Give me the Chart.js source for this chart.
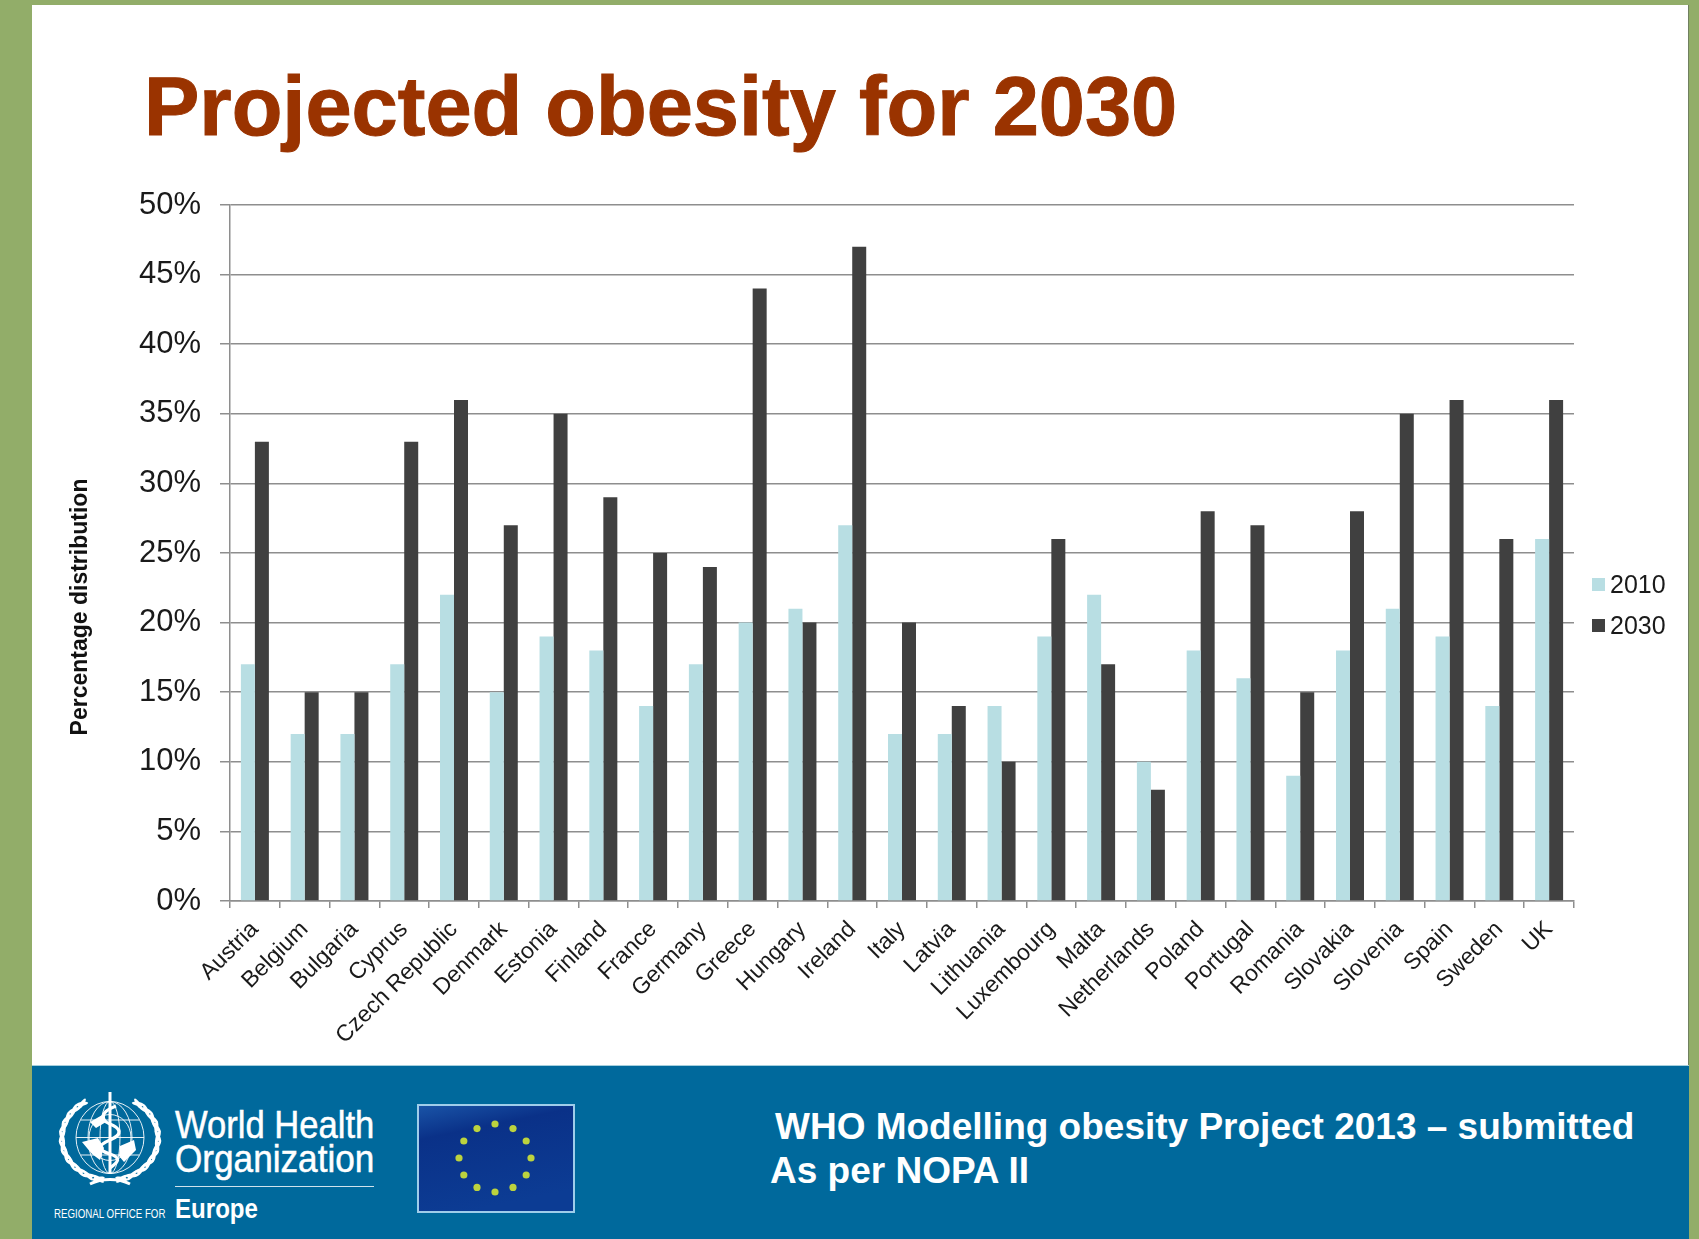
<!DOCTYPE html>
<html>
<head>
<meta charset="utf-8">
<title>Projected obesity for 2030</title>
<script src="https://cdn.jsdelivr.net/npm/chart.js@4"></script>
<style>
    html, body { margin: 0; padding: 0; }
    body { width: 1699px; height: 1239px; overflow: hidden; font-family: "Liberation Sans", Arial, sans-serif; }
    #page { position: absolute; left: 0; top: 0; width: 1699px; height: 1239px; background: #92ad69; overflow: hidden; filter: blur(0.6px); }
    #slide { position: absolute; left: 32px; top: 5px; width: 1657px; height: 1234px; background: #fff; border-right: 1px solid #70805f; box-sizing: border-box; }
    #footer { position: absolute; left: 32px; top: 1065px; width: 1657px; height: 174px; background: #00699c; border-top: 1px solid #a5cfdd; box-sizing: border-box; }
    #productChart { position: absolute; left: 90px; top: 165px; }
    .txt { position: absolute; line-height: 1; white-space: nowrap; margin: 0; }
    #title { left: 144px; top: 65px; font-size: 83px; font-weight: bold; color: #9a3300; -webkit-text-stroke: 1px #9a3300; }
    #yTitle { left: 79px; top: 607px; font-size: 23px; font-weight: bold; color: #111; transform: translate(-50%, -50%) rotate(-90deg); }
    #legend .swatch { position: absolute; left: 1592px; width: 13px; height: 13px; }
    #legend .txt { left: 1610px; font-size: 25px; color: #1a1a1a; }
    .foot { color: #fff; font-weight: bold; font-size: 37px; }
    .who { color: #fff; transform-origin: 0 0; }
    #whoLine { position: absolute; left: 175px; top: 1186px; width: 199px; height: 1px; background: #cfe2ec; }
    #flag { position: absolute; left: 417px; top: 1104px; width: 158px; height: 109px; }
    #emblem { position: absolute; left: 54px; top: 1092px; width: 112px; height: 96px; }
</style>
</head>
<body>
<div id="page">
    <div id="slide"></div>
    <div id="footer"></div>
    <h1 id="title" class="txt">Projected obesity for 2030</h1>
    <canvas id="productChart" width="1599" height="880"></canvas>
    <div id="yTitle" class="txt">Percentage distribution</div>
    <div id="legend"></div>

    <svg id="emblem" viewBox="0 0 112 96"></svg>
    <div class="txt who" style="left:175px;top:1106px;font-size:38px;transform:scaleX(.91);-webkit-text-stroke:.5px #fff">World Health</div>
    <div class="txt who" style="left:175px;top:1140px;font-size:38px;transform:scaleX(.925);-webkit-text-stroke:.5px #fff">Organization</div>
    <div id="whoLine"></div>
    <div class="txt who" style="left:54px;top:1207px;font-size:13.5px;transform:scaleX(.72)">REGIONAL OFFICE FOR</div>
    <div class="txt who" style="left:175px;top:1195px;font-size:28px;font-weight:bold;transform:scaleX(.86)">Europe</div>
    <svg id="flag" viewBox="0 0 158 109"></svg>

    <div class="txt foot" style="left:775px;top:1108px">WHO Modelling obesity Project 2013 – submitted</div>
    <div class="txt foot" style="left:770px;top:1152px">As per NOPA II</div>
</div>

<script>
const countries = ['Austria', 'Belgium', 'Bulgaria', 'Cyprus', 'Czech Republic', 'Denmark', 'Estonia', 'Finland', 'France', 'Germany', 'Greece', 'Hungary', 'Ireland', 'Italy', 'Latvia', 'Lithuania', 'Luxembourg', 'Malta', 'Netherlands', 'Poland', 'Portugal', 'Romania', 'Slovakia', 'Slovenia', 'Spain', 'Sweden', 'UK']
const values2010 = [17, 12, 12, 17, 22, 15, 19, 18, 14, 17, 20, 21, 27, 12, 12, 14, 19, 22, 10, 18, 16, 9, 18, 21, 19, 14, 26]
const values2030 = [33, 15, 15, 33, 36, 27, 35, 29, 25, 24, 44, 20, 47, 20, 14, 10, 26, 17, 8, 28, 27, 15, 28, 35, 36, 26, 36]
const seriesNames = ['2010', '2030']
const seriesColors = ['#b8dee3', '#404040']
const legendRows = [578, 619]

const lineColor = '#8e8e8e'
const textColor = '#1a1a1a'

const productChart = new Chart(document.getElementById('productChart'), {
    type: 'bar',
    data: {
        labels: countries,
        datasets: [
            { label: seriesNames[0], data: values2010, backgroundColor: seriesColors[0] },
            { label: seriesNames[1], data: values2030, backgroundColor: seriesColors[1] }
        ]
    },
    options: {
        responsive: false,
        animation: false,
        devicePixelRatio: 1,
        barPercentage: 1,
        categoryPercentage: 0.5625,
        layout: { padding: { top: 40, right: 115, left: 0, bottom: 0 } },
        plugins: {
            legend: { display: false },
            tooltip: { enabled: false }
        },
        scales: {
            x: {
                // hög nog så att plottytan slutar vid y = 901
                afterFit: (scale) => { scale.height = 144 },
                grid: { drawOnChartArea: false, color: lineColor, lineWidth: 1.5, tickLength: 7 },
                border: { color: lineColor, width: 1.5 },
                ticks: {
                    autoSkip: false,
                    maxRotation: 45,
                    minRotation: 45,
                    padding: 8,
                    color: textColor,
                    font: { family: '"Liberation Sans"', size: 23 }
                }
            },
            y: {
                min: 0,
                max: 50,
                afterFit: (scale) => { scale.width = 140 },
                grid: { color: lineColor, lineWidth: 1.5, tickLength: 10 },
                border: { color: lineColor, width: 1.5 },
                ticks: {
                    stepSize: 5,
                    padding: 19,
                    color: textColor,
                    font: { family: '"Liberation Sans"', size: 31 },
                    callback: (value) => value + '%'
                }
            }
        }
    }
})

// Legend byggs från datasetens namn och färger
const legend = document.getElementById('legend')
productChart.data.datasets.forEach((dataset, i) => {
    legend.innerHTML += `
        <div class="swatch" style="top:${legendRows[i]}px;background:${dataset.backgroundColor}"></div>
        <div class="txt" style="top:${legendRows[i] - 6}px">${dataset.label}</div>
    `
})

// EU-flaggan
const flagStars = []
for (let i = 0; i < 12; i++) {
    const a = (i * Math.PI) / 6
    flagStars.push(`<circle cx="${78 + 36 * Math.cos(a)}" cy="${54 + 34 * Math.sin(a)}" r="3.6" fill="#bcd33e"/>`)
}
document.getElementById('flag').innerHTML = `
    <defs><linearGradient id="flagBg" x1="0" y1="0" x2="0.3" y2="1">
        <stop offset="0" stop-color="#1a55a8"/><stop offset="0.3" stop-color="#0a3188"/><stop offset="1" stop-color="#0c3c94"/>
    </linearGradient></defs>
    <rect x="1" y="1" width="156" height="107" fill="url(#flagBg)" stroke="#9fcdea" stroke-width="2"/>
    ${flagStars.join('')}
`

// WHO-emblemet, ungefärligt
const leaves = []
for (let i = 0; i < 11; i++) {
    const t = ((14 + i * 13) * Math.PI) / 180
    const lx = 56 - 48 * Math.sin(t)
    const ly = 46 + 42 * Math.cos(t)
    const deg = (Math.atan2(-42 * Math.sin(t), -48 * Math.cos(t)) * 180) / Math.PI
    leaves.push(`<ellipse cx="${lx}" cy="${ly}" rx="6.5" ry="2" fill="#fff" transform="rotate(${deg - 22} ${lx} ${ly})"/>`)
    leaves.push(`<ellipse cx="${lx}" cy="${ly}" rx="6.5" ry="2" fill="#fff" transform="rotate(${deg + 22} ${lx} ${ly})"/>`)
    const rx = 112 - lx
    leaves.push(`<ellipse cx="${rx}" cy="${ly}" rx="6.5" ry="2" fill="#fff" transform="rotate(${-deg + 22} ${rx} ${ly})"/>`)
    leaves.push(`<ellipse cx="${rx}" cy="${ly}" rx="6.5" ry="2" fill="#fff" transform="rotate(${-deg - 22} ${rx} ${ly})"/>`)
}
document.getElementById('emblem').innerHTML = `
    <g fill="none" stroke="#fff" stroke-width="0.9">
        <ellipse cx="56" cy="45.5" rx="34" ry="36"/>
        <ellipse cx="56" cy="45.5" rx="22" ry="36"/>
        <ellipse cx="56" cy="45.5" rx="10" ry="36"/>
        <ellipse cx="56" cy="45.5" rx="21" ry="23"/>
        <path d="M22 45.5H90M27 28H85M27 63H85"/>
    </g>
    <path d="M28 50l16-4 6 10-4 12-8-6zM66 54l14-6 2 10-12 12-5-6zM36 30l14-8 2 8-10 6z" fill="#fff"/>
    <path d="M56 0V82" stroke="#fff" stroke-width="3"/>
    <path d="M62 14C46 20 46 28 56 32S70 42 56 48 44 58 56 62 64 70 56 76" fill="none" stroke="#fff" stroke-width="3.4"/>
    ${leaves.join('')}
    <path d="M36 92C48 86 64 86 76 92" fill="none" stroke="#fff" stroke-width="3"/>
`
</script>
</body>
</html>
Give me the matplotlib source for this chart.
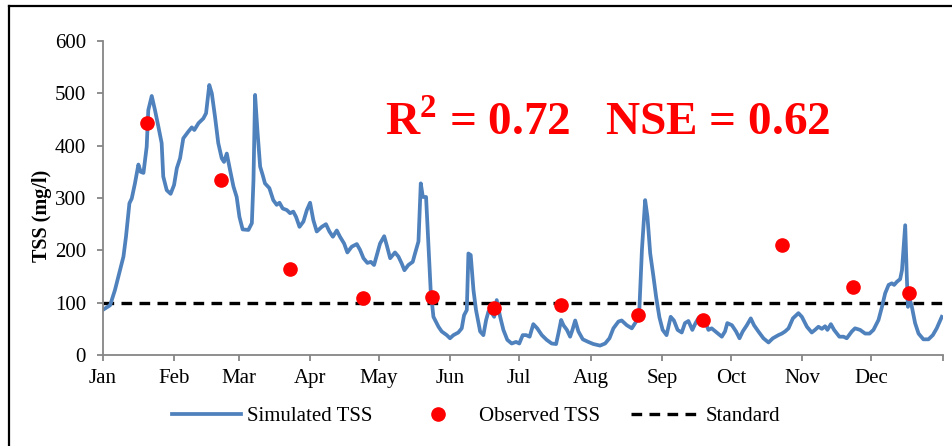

_What is being asked_: Gather every line from the listing above in which "Give" appears, and copy those lines.

_Correct answer_:
Give me the Chart.js source for this chart.
Give me the matplotlib source for this chart.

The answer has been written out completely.